----- Source material

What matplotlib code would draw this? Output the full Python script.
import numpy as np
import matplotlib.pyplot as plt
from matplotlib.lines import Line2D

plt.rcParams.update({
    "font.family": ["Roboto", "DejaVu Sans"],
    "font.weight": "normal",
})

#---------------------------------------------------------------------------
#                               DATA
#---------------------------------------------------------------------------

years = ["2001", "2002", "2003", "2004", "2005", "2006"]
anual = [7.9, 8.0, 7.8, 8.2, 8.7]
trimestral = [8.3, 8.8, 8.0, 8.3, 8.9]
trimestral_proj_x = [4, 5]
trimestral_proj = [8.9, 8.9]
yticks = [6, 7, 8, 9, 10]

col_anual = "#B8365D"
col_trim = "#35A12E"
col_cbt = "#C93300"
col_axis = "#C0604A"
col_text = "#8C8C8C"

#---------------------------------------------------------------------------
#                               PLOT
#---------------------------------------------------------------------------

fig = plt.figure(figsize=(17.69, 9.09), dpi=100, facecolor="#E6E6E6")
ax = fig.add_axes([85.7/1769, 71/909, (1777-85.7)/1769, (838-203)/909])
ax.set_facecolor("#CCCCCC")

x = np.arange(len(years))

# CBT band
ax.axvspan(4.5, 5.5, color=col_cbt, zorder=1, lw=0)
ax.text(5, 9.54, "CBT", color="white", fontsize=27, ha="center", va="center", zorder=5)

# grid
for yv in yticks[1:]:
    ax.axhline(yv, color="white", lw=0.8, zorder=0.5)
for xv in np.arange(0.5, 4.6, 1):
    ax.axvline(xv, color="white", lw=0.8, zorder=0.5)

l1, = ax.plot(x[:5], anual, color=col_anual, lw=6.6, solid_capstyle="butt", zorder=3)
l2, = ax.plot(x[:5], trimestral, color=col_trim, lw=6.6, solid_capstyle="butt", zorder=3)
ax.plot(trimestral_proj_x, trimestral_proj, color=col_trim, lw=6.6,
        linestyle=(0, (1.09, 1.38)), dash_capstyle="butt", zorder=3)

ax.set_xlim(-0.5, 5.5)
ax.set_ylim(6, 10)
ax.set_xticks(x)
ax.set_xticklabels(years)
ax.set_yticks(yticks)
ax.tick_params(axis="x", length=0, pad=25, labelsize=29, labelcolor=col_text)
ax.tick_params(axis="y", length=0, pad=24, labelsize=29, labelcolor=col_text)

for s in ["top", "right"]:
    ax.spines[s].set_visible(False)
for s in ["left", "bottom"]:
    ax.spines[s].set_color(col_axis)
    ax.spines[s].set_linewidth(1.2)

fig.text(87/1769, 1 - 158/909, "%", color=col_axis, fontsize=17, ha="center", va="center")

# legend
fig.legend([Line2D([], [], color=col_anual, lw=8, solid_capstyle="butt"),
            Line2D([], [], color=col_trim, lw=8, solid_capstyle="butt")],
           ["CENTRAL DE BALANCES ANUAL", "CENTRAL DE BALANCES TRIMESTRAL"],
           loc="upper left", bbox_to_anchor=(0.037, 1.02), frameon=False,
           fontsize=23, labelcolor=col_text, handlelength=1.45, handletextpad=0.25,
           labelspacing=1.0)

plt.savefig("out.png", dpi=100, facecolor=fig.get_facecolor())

----------
----- Source material

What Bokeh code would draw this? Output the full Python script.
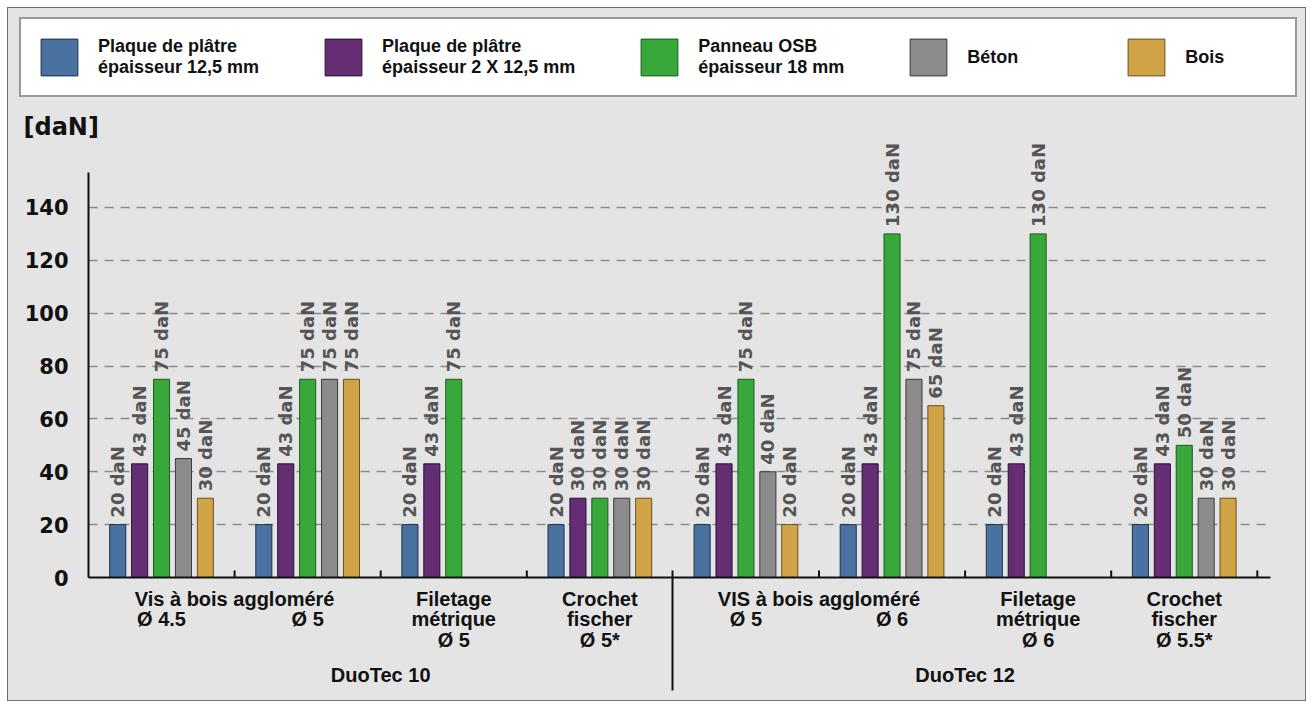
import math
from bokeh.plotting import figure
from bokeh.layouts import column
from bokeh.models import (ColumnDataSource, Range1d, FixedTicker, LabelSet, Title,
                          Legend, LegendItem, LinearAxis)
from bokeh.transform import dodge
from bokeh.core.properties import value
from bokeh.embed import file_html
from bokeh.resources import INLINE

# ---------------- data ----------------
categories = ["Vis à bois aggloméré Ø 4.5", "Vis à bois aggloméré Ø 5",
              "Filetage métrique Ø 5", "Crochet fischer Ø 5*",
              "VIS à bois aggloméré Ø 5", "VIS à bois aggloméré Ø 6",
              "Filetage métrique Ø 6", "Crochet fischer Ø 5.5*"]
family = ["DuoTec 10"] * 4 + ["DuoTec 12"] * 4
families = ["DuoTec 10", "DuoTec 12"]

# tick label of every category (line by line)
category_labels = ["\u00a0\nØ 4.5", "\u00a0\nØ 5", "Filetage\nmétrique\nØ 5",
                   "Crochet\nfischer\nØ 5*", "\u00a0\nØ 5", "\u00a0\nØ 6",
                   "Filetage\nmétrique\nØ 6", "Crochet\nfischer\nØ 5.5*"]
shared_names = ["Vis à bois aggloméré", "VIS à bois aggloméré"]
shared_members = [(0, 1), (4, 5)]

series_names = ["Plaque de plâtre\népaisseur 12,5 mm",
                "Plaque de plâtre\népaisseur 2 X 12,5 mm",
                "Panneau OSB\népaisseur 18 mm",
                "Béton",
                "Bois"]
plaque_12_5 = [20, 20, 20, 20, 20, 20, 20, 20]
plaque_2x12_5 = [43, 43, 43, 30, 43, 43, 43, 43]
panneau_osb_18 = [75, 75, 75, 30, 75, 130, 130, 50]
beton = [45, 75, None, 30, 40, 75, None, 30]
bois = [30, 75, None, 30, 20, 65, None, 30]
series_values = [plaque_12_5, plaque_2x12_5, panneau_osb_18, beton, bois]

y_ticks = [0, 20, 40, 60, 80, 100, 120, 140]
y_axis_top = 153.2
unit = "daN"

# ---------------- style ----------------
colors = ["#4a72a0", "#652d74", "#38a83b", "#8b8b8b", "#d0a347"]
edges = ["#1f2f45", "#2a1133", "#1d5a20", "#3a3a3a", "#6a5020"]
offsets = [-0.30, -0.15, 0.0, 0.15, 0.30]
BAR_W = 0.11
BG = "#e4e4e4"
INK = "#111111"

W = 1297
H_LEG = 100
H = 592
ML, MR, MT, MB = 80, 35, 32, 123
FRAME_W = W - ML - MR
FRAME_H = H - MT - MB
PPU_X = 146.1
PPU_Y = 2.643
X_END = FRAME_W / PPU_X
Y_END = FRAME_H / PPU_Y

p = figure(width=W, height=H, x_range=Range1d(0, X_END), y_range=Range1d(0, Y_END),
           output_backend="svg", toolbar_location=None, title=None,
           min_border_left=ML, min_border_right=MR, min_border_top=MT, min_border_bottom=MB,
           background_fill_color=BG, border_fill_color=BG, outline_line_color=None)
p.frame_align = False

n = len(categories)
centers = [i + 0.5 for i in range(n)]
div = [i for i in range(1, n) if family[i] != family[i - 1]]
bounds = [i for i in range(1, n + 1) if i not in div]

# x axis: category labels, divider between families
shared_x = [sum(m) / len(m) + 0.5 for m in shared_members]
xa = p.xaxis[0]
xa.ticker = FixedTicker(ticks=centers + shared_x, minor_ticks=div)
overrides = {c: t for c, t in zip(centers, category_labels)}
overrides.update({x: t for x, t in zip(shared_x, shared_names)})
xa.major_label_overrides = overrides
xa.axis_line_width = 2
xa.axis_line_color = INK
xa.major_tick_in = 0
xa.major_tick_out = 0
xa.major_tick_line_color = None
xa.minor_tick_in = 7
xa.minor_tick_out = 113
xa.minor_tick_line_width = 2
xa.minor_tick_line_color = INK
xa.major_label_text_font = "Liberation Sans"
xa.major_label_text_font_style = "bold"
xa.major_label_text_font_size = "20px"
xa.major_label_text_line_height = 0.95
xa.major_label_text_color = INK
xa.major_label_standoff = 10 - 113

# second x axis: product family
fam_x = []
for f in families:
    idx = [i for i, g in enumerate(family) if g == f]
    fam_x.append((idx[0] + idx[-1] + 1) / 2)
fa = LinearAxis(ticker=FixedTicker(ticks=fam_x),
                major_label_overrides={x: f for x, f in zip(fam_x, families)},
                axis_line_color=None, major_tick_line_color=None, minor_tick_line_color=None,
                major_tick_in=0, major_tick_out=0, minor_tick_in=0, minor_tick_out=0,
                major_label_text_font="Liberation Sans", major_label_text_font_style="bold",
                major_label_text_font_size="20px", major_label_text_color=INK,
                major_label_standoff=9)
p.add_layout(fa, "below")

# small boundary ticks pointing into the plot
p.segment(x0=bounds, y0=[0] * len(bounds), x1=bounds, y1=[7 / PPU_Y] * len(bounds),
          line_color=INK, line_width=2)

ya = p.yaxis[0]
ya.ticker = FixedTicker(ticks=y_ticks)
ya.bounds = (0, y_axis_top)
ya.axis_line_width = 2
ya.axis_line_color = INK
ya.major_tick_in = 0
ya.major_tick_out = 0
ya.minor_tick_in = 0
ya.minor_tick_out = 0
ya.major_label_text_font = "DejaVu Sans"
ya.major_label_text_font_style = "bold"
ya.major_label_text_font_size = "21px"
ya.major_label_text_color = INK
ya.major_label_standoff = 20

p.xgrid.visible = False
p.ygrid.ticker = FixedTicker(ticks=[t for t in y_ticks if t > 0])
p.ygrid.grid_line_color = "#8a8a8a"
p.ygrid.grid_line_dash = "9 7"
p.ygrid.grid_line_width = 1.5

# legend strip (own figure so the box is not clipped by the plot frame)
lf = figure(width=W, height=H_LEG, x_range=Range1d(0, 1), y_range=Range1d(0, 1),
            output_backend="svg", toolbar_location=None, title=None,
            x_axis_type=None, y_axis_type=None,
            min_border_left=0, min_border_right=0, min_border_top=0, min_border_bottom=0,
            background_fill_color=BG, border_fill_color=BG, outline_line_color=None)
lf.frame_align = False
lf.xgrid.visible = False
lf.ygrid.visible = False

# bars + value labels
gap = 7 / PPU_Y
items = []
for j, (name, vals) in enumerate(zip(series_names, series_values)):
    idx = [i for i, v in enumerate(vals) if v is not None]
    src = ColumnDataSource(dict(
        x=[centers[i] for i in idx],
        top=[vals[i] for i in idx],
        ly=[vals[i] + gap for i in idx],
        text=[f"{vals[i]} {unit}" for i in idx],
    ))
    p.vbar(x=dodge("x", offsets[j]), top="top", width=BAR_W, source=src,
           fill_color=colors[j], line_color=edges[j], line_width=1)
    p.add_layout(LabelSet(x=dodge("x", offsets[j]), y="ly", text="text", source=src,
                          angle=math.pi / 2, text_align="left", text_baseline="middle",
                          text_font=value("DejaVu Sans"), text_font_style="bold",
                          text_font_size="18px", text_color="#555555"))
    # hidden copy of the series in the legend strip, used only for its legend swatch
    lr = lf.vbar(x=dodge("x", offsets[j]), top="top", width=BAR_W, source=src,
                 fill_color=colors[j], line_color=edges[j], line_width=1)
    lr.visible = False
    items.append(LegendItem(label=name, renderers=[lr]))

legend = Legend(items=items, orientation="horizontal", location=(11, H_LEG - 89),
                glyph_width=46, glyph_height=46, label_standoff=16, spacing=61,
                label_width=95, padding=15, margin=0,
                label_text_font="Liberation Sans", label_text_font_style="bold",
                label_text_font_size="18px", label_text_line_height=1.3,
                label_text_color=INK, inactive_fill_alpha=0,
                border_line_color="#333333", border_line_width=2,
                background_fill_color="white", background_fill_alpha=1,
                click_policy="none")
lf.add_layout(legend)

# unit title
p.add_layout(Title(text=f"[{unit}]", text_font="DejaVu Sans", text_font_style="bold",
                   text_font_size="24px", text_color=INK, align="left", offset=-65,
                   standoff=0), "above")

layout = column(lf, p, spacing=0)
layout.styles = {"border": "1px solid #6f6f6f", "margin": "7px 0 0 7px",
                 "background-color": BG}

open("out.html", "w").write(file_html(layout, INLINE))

----------
----- Source material

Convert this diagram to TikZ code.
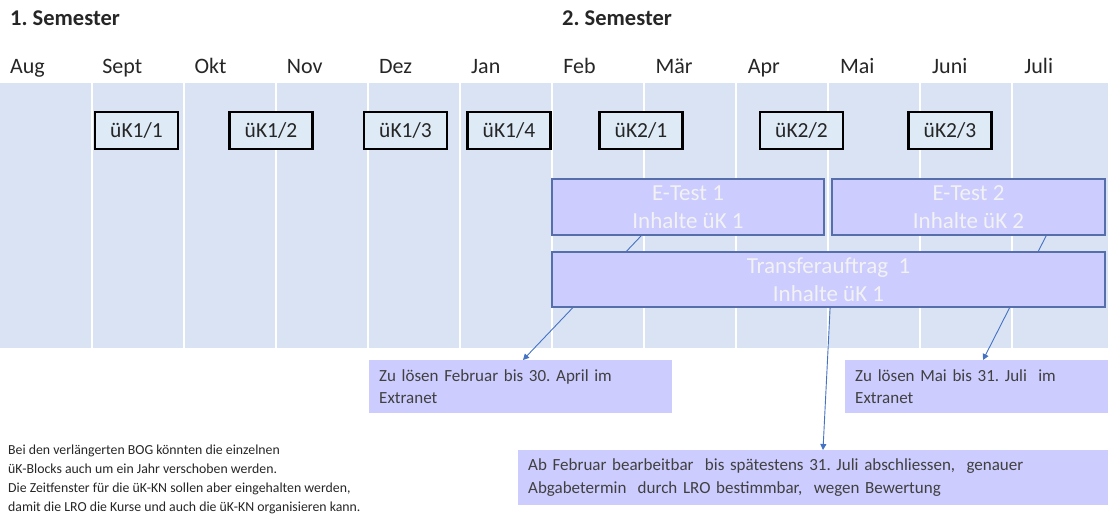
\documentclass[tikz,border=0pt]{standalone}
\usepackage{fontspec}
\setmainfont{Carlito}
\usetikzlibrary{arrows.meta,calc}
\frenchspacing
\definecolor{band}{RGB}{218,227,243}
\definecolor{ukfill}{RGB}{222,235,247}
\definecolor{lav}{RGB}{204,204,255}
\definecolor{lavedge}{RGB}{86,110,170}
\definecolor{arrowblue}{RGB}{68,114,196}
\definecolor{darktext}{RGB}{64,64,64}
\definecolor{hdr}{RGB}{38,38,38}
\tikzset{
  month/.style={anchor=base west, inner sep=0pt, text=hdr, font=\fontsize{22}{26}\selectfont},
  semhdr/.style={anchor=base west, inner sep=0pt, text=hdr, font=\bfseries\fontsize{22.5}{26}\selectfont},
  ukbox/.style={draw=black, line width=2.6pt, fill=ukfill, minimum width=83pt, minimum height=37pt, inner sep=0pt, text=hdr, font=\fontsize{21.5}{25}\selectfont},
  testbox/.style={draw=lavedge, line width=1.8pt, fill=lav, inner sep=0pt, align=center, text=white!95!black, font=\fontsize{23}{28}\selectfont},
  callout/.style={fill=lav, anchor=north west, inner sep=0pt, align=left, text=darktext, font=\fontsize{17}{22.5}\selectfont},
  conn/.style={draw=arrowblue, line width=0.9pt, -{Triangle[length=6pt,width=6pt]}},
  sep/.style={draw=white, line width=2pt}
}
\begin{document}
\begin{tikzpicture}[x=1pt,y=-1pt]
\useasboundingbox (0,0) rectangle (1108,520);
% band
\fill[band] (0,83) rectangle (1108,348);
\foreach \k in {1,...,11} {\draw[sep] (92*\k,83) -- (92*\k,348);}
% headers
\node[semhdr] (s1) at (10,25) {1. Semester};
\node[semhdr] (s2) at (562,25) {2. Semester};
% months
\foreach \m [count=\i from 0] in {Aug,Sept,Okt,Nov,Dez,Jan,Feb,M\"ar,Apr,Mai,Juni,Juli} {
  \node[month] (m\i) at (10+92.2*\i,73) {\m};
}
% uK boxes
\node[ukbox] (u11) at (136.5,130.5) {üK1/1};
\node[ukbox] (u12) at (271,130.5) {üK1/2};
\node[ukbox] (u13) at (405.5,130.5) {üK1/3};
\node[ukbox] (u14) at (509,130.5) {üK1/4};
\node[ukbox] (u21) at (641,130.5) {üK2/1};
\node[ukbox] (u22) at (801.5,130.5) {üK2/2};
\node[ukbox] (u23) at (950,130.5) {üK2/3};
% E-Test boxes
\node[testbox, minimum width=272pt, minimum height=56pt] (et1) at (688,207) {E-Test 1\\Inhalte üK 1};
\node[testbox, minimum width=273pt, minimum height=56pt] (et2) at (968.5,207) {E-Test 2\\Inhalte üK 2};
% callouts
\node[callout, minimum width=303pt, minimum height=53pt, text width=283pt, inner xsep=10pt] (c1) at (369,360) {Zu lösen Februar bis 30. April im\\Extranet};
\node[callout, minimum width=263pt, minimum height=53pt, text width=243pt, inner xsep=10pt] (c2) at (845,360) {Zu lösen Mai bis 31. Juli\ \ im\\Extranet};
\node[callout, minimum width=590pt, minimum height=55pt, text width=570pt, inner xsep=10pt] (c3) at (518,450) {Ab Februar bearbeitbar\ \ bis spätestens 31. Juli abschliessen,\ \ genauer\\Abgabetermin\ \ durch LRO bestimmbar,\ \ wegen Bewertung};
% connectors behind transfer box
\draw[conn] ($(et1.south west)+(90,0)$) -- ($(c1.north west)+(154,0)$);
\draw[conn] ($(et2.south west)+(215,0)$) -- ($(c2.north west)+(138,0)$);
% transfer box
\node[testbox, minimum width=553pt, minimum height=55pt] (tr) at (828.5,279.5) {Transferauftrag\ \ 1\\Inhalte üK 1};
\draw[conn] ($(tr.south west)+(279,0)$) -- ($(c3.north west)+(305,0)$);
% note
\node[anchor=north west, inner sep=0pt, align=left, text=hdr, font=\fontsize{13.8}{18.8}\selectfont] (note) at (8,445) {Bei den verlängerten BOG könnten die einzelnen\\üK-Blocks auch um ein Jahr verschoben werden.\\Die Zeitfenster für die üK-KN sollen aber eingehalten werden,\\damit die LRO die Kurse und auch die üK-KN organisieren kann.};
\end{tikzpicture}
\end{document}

----------

Give back the exact lines above, running from the one that has "What Bokeh code" through the one that has "from bokeh.resources import INLINE", with nothing added and no pictures.

Output of the exercise -
What Bokeh code would draw this? Output the full Python script.
import math
from bokeh.plotting import figure
from bokeh.layouts import column
from bokeh.models import (ColumnDataSource, Range1d, FixedTicker, LabelSet, Title,
                          Legend, LegendItem, LinearAxis)
from bokeh.transform import dodge
from bokeh.core.properties import value
from bokeh.embed import file_html
from bokeh.resources import INLINE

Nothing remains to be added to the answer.